### Written problem
Copy exactly, and only, the lines below from the first through the one containing "transform=ax.transAxes, origin='upper', zorder=0)", both included; pictures are omitted.

-- begin --

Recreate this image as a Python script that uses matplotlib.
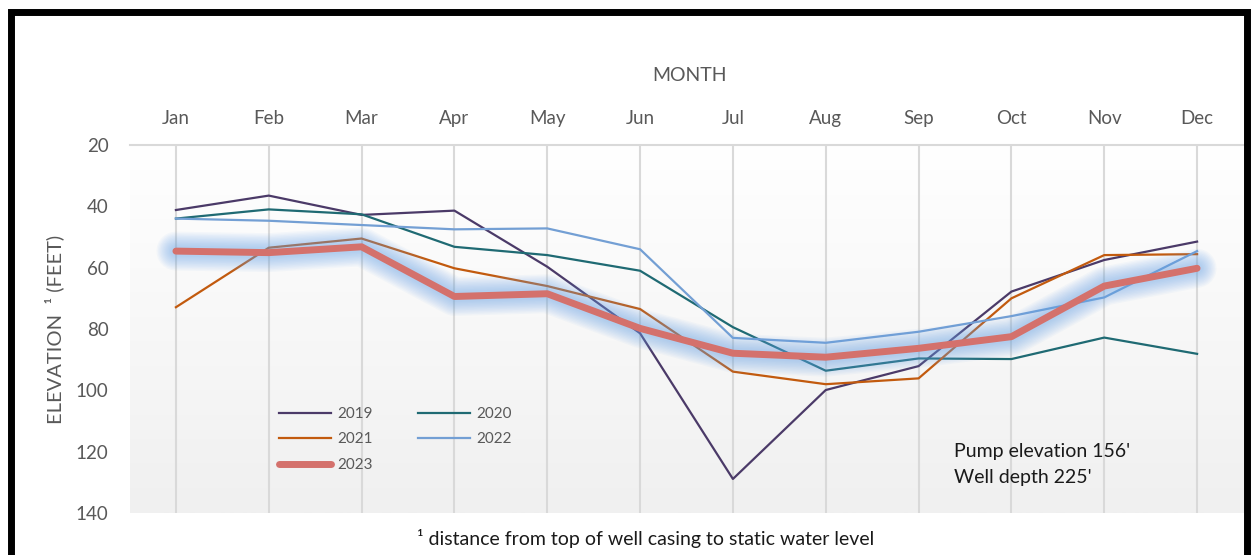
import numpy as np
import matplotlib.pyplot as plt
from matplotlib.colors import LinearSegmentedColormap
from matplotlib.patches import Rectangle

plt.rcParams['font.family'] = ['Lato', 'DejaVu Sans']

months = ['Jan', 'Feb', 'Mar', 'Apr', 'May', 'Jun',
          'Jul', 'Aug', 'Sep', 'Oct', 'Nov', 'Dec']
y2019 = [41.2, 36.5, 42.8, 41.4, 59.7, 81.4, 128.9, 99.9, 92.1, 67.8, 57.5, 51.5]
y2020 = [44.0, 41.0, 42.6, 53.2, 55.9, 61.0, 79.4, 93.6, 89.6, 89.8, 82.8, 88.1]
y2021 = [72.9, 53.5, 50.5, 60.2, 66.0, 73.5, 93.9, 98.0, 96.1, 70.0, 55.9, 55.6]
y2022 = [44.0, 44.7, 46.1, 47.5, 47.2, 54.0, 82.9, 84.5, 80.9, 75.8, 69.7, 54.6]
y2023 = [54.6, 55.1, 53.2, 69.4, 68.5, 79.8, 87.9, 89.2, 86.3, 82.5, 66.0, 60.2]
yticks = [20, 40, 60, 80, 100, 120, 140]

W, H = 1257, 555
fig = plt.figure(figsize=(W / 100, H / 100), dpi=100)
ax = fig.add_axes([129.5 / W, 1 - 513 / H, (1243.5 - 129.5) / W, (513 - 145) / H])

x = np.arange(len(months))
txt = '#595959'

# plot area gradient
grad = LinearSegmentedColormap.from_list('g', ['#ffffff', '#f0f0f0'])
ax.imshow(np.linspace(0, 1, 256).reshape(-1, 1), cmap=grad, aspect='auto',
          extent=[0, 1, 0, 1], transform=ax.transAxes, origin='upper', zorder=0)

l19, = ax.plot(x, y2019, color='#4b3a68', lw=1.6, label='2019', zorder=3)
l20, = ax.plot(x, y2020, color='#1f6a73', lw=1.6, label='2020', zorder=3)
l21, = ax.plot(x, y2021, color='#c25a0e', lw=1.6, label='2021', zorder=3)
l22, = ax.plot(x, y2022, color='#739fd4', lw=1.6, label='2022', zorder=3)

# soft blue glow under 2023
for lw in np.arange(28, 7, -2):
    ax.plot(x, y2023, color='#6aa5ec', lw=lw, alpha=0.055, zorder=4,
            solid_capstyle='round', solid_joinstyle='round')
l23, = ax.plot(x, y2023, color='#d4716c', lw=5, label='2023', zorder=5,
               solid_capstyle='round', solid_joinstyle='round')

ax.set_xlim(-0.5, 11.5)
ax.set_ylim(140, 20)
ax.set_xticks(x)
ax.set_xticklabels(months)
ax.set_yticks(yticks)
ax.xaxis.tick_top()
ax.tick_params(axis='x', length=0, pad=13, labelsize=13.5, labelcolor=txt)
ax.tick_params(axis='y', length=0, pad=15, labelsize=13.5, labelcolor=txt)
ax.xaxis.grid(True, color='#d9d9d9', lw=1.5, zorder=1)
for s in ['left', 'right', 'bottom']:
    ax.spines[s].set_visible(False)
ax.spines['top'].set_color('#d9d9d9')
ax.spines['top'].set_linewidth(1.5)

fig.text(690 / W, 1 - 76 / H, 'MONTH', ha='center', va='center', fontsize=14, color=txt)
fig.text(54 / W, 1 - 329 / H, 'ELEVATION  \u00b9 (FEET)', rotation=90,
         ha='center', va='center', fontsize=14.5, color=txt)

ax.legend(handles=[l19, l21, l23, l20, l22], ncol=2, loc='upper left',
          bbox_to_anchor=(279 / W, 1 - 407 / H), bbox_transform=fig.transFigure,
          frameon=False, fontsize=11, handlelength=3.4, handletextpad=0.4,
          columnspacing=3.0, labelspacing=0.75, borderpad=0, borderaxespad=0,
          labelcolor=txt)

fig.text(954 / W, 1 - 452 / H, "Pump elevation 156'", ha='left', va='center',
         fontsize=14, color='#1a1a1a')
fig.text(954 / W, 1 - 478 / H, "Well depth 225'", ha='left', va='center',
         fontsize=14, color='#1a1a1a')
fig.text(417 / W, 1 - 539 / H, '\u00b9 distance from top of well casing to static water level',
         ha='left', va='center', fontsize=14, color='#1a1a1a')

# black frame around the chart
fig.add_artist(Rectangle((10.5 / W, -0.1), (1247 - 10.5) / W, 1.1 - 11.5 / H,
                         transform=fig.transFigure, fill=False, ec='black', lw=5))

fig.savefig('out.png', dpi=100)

-- end --

### Written solution
Recreate this image as a Python script that uses matplotlib.
import numpy as np
import matplotlib.pyplot as plt
from matplotlib.colors import LinearSegmentedColormap
from matplotlib.patches import Rectangle

plt.rcParams['font.family'] = ['Lato', 'DejaVu Sans']

months = ['Jan', 'Feb', 'Mar', 'Apr', 'May', 'Jun',
          'Jul', 'Aug', 'Sep', 'Oct', 'Nov', 'Dec']
y2019 = [41.2, 36.5, 42.8, 41.4, 59.7, 81.4, 128.9, 99.9, 92.1, 67.8, 57.5, 51.5]
y2020 = [44.0, 41.0, 42.6, 53.2, 55.9, 61.0, 79.4, 93.6, 89.6, 89.8, 82.8, 88.1]
y2021 = [72.9, 53.5, 50.5, 60.2, 66.0, 73.5, 93.9, 98.0, 96.1, 70.0, 55.9, 55.6]
y2022 = [44.0, 44.7, 46.1, 47.5, 47.2, 54.0, 82.9, 84.5, 80.9, 75.8, 69.7, 54.6]
y2023 = [54.6, 55.1, 53.2, 69.4, 68.5, 79.8, 87.9, 89.2, 86.3, 82.5, 66.0, 60.2]
yticks = [20, 40, 60, 80, 100, 120, 140]

W, H = 1257, 555
fig = plt.figure(figsize=(W / 100, H / 100), dpi=100)
ax = fig.add_axes([129.5 / W, 1 - 513 / H, (1243.5 - 129.5) / W, (513 - 145) / H])

x = np.arange(len(months))
txt = '#595959'

# plot area gradient
grad = LinearSegmentedColormap.from_list('g', ['#ffffff', '#f0f0f0'])
ax.imshow(np.linspace(0, 1, 256).reshape(-1, 1), cmap=grad, aspect='auto',
          extent=[0, 1, 0, 1], transform=ax.transAxes, origin='upper', zorder=0)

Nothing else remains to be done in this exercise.